Most coaches recommend 8-12 weeks of HYROX-specific training if you already have a reasonable fitness base. If you are starting from scratch, 16-20 weeks allows enough time to build both the running volume and station-specific strength. The readiness assessment accounts for your training timeline and adjusts recommendations accordingly.
Yes. HYROX is designed to be inclusive. The Open division uses manageable weights and there is no time cutoff. Thousands of first-timers complete HYROX every season. The key is respecting the cumulative running volume (8 km total) and not going out too fast on the first stations.

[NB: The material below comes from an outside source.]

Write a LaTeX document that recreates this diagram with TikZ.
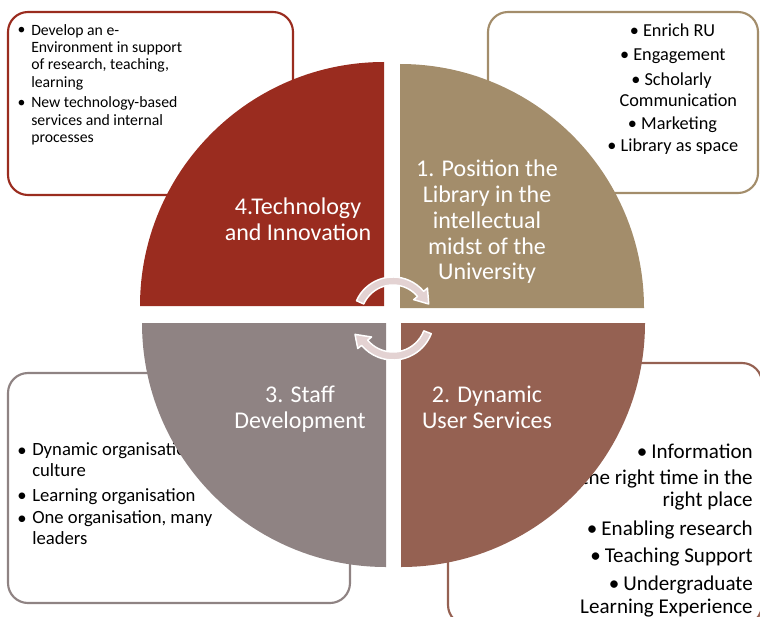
\documentclass[tikz,border=0pt]{standalone}
\usepackage{fontspec}
\setmainfont{Carlito}
\usetikzlibrary{calc}
\definecolor{cTL}{HTML}{9A2C1F}
\definecolor{cTR}{HTML}{A38D6B}
\definecolor{cBL}{HTML}{8F8383}
\definecolor{cBR}{HTML}{956152}
\definecolor{cArrow}{HTML}{E3D2D2}
\begin{document}
\begin{tikzpicture}[x=0.75pt,y=-0.75pt,
  boxsty/.style={line width=1.6pt, rounded corners=15pt},
  txt/.style={inner sep=0pt, text=black},
  tltxt/.style={txt, font=\fontsize{11.8}{13.1}\selectfont, align=left, anchor=base west},
  tlbul/.style={txt, font=\fontsize{11.8}{13.1}\selectfont, anchor=base},
  trtxt/.style={txt, font=\fontsize{13.7}{15}\selectfont, anchor=base},
  bltxt/.style={txt, font=\fontsize{14}{15.4}\selectfont, align=left, anchor=base west},
  blbul/.style={txt, font=\fontsize{14}{15.4}\selectfont, anchor=base},
  brtxt/.style={txt, font=\fontsize{15.8}{17}\selectfont, anchor=base east},
  qlabel/.style={inner sep=0pt, text=white, font=\fontsize{18}{19.3}\selectfont, align=center, anchor=base},
  arrowsty/.style={fill=cArrow, draw=white, line width=1.1pt, line join=round}
]
\useasboundingbox (0,0) rectangle (760,617);
\clip (0,0) rectangle (760,617);

% outer boxes
\draw[boxsty, draw=cTL] (8,12) rectangle (293,195);
\draw[boxsty, draw=cTR] (488,12) rectangle (758,193);
\draw[boxsty, draw=cBL] (8,373) rectangle (350,603);
\draw[boxsty, draw=cBR] (448,363) rectangle (762,625);

% top-left box text (multi-line nodes: base = last line)
\node[tlbul] (tlb1) at (21.5,35) {•};
\node[tltxt] (tlt1) at (31,87.4) {Develop an e-\\Environment in support\\of research, teaching,\\learning};
\node[tlbul] (tlb2) at (21.5,108) {•};
\node[tltxt] (tlt2) at (31,142.9) {New technology-based\\services and internal\\processes};

% top-right box text
\node[trtxt] (tr1) at (672.5,36.7) {• Enrich RU};
\node[trtxt] (tr2) at (672.8,61) {• Engagement};
\node[trtxt] (tr3) at (671.5,85) {• Scholarly};
\node[trtxt] (tr4) at (678.3,106) {Communication};
\node[trtxt] (tr5) at (672.5,129) {• Marketing};
\node[trtxt] (tr6) at (672.8,151.7) {• Library as space};

% bottom-left box text
\node[blbul] (blb1) at (22,456) {•};
\node[bltxt] (blt1) at (32,476.5) {Dynamic organisational\\culture};
\node[blbul] (blb2) at (22,501) {•};
\node[bltxt] (blt2) at (32,501) {Learning organisation};
\node[blbul] (blb3) at (22,524) {•};
\node[bltxt] (blt3) at (32,544.5) {One organisation, many\\leaders};

% bottom-right box text
\node[brtxt] (br1) at (753,458.3) {•\hspace{3pt}Information};
\node[brtxt] (br2) at (753,484) {at the right time in the};
\node[brtxt] (br3) at (753,506.7) {right place};
\node[brtxt] (br4) at (753,535.7) {•\hspace{3pt}Enabling research};
\node[brtxt] (br5) at (753,562.7) {•\hspace{3pt}Teaching Support};
\node[brtxt] (br6) at (753,590) {•\hspace{3pt}Undergraduate};
\node[brtxt] (br7) at (753,613.3) {Learning Experience};

% quadrants
\fill[cTL] (384,306) -- ++(-244,0) arc[start angle=180, end angle=270, radius=244] -- cycle;
\fill[cTR] (400,308) -- ++(0,-244) arc[start angle=270, end angle=360, radius=244] -- cycle;
\fill[cBL] (386,323) -- ++(-244,0) arc[start angle=180, end angle=90, radius=244] -- cycle;
\fill[cBR] (401,323) -- ++(244,0) arc[start angle=0, end angle=90, radius=244] -- cycle;

% quadrant labels (base = last line)
\node[qlabel] (q4) at (298,240.7) {4.Technology\\and Innovation};
\node[qlabel] (q1) at (487,279.9) {1. Position the\\Library in the\\intellectual\\midst of the\\University};
\node[qlabel] (q3) at (300,428.7) {3. Staff\\Development};
\node[qlabel] (q2) at (487,428.7) {2. Dynamic\\User Services};

% circular arrows
\coordinate (c1) at (393,317);
\coordinate (c2) at (393,319);
\filldraw[arrowsty] ($(c1)+(-156:40)$) arc[start angle=-156, end angle=-40, radius=40]
  -- ($(c1)+(-40:45)$) -- ($(c1)+(-20:38)$) -- ($(c1)+(-40:27)$) -- ($(c1)+(-40:32)$)
  arc[start angle=-40, end angle=-156, radius=32] -- cycle;
\filldraw[arrowsty] ($(c2)+(21:41)$) arc[start angle=21, end angle=140, radius=41]
  -- ($(c2)+(140:46)$) -- ($(c2)+(158:41)$) -- ($(c2)+(140:28)$) -- ($(c2)+(140:33)$)
  arc[start angle=140, end angle=21, radius=33] -- cycle;
\end{tikzpicture}
\end{document}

The assessment scores four dimensions: Aerobic Capacity (from your 5K time, weighted most heavily), Strength Readiness (deadlift relative to sled push weights), Endurance Capacity (rowing time and training volume), and Recovery Capacity (training hours per week and weeks until race). Each dimension scores 0-100 and a weighted average produces the overall readiness score.
The score is a predictive indicator, not a guarantee. Athletes scoring 80+ almost universally complete HYROX comfortably. Athletes scoring 50-70 typically finish but may struggle on specific stations. Athletes below 50 are at risk of not finishing or having a very difficult experience. These thresholds are based on outcome analysis of athletes who used similar pre-race fitness assessments.